**GIVEN EXERCISE**
In the entries below, find the line containing "Convert this chart to Apache ECharts code." and the line containing "var seriesNames = ['CPU". Copy those two lines and everything between them exactly, and only that.

+++++

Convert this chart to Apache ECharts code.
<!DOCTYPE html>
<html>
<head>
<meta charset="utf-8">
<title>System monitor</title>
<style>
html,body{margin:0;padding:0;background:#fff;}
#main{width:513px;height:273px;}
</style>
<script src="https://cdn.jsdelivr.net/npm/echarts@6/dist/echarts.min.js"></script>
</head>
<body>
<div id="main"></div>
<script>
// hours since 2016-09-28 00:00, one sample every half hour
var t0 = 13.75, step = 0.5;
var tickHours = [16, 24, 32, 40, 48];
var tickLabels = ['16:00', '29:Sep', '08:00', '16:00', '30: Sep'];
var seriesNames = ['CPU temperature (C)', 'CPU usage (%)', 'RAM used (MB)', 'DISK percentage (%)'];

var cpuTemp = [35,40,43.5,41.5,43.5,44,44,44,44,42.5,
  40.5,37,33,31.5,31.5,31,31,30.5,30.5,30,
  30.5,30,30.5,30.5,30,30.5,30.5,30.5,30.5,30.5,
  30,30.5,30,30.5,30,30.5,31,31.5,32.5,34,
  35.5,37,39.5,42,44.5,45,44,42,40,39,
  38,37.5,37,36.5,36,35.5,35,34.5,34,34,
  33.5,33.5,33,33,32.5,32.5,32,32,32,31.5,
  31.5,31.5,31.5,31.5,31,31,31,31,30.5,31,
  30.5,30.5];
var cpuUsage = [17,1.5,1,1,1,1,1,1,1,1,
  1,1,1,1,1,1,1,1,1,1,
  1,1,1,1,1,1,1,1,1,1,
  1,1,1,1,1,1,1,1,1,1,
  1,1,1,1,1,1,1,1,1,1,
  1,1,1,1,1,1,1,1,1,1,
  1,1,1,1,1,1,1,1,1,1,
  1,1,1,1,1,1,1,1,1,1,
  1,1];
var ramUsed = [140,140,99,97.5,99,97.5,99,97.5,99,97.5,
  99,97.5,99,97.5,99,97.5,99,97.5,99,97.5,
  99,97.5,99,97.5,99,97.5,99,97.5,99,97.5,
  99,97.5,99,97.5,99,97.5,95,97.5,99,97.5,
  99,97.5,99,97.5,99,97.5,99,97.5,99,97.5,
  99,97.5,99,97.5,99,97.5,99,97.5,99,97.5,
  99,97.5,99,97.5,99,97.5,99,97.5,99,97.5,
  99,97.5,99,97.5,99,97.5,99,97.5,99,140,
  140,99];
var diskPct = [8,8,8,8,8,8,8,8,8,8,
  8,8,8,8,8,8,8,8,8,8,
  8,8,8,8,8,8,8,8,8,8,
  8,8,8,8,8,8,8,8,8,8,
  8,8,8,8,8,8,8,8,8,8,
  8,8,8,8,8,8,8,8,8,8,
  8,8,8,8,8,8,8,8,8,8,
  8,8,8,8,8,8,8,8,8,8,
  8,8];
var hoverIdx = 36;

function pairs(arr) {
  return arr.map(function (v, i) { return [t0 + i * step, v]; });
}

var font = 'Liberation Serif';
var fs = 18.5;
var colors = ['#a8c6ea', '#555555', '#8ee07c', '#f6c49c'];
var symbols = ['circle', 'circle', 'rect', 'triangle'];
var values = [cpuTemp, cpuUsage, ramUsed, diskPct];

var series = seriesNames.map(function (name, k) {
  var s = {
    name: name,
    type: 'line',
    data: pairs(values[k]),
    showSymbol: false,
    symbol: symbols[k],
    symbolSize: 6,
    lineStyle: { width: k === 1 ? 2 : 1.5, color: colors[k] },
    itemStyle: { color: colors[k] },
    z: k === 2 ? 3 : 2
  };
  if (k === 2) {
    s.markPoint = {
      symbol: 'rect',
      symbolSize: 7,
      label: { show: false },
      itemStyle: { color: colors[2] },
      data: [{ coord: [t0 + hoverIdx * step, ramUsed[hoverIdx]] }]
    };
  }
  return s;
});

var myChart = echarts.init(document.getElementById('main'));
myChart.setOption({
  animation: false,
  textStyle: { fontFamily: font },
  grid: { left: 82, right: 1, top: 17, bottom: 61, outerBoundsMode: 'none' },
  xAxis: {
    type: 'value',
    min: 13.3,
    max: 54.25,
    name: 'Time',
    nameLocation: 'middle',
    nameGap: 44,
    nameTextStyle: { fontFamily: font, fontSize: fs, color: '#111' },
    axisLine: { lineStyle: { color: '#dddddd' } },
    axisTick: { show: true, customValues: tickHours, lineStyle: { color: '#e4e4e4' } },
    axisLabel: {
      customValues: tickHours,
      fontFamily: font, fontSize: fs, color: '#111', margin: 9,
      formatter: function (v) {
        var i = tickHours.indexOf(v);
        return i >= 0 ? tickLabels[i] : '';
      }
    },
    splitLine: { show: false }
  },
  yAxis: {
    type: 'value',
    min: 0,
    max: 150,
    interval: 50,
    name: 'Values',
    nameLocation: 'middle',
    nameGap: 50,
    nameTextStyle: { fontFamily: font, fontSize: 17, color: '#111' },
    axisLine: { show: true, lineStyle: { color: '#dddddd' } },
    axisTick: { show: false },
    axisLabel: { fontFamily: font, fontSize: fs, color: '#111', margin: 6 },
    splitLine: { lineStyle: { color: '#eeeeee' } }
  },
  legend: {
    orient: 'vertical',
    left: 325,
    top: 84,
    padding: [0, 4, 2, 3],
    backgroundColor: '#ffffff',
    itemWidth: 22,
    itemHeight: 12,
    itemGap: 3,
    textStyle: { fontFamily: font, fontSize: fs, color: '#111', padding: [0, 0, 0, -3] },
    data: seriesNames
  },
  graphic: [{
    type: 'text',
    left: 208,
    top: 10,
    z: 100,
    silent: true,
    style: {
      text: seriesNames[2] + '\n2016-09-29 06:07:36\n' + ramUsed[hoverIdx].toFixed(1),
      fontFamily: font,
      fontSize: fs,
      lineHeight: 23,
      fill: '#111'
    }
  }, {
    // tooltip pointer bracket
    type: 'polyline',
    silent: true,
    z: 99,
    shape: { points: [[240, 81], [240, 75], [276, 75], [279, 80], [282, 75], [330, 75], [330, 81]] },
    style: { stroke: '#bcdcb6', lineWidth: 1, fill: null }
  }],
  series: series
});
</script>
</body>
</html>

+++++

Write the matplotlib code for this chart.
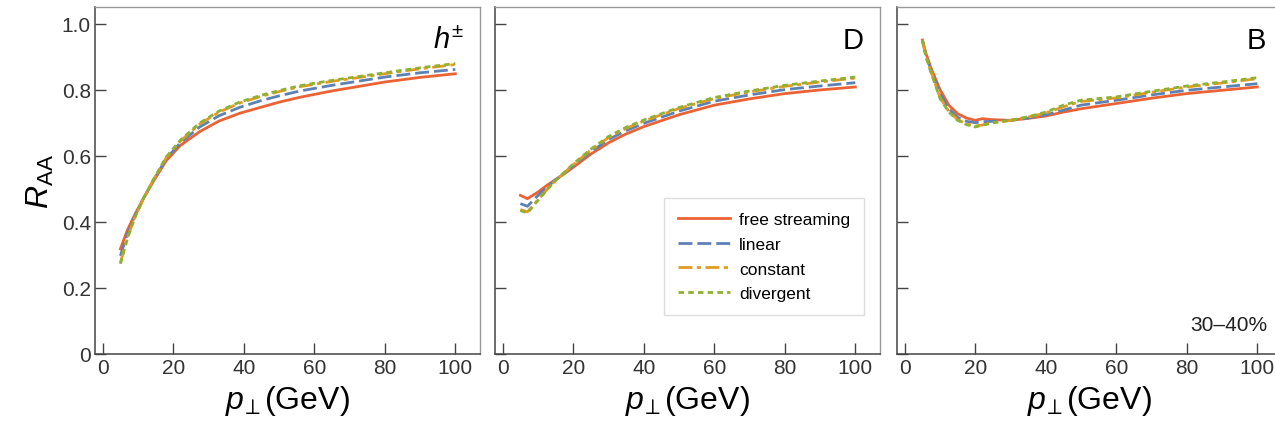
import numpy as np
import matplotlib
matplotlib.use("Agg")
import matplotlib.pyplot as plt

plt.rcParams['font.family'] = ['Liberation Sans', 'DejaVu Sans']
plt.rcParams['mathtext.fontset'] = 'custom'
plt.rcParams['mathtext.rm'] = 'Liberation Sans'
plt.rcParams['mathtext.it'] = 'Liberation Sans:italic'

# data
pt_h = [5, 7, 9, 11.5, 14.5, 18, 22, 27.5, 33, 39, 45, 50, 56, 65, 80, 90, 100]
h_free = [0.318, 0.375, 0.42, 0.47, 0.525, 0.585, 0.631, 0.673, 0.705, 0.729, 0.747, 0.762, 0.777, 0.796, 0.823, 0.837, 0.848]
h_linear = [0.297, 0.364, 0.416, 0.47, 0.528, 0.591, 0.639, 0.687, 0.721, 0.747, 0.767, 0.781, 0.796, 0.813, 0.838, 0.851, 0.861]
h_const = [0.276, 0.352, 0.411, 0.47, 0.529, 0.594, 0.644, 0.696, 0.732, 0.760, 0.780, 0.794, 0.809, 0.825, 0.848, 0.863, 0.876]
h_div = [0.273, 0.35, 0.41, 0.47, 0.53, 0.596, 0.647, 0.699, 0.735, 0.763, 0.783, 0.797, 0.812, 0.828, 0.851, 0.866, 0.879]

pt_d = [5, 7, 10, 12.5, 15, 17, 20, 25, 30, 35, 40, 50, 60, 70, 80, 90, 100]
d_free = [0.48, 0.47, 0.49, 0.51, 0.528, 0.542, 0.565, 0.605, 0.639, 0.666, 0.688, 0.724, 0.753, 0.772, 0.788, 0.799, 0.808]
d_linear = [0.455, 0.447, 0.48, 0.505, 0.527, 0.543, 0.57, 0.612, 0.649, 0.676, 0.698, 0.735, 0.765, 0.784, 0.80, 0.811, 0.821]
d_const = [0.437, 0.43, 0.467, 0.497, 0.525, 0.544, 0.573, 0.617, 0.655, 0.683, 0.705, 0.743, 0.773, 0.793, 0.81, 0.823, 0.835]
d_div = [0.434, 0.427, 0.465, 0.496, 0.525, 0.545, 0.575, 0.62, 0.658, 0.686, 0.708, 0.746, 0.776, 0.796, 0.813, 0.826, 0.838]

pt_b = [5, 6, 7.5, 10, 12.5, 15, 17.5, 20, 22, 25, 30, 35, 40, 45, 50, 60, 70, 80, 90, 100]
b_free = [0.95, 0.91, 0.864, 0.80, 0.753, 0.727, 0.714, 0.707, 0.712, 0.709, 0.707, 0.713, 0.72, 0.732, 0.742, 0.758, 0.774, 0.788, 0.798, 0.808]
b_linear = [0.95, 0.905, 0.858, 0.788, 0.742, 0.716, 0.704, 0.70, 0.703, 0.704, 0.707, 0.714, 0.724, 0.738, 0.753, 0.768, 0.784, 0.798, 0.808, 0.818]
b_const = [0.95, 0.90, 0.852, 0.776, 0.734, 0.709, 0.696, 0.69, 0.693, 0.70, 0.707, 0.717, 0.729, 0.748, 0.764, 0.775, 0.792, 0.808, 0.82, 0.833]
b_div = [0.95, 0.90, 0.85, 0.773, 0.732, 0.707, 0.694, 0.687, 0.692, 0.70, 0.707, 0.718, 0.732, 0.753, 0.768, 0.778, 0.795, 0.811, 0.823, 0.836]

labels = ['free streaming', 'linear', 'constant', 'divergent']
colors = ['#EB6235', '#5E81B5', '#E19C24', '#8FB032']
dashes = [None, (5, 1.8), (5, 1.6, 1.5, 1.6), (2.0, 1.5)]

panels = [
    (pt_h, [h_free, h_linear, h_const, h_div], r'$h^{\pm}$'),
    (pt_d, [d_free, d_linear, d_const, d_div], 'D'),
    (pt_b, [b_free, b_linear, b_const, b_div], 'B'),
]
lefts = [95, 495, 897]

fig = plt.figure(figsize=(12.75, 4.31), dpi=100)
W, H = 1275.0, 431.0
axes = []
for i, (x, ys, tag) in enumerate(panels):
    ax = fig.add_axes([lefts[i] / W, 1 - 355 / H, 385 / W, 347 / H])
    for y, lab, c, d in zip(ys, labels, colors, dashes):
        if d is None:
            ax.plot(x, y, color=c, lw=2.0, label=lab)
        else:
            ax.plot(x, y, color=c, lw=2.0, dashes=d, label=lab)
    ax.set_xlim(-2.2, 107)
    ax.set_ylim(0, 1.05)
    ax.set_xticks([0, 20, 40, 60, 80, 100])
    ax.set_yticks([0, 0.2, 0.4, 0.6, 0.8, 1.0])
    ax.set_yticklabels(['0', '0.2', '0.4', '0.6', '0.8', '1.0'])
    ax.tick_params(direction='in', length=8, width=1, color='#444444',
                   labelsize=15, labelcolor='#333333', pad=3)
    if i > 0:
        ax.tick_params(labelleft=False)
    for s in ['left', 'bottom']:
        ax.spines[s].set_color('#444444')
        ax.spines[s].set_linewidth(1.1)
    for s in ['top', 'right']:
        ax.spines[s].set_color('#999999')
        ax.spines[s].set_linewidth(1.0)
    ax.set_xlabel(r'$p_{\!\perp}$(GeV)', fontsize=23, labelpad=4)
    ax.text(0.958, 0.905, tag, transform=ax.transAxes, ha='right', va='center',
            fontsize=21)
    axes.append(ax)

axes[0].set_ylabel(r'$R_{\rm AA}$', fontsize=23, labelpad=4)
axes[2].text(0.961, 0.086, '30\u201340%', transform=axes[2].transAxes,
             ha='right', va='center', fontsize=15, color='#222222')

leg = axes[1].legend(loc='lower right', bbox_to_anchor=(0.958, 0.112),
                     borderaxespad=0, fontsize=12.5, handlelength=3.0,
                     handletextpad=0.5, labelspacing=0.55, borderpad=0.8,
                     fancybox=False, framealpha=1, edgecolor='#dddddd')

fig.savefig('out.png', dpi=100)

+++++

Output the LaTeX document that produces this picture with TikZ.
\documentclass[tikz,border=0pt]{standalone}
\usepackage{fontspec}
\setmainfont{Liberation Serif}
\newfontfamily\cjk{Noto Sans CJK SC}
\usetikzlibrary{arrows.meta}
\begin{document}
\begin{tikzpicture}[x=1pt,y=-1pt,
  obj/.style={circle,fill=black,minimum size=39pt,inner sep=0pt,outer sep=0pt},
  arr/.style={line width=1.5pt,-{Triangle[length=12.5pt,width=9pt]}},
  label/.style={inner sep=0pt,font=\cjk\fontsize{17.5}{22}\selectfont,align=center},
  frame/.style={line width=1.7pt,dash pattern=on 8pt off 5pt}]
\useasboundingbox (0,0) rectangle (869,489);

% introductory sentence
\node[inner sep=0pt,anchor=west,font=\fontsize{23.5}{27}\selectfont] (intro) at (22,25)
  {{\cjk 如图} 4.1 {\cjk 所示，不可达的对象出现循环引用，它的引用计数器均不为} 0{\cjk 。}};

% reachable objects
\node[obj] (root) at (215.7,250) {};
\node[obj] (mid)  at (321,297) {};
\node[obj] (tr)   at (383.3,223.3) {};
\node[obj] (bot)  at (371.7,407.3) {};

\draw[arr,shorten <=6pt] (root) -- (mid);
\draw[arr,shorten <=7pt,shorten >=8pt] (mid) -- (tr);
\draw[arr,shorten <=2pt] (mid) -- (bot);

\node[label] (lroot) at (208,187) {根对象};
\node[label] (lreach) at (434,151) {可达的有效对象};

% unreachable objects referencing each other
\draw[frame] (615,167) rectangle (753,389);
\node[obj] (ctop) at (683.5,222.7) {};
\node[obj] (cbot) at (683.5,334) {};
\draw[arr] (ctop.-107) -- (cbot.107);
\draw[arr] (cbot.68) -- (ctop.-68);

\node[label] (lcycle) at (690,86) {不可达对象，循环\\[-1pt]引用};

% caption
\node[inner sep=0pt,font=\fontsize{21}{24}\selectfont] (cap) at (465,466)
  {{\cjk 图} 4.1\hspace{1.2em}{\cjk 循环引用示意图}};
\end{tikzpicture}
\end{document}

+++++

**CORRECT RESPONSE**
Convert this chart to Apache ECharts code.
<!DOCTYPE html>
<html>
<head>
<meta charset="utf-8">
<title>System monitor</title>
<style>
html,body{margin:0;padding:0;background:#fff;}
#main{width:513px;height:273px;}
</style>
<script src="https://cdn.jsdelivr.net/npm/echarts@6/dist/echarts.min.js"></script>
</head>
<body>
<div id="main"></div>
<script>
// hours since 2016-09-28 00:00, one sample every half hour
var t0 = 13.75, step = 0.5;
var tickHours = [16, 24, 32, 40, 48];
var tickLabels = ['16:00', '29:Sep', '08:00', '16:00', '30: Sep'];
var seriesNames = ['CPU temperature (C)', 'CPU usage (%)', 'RAM used (MB)', 'DISK percentage (%)'];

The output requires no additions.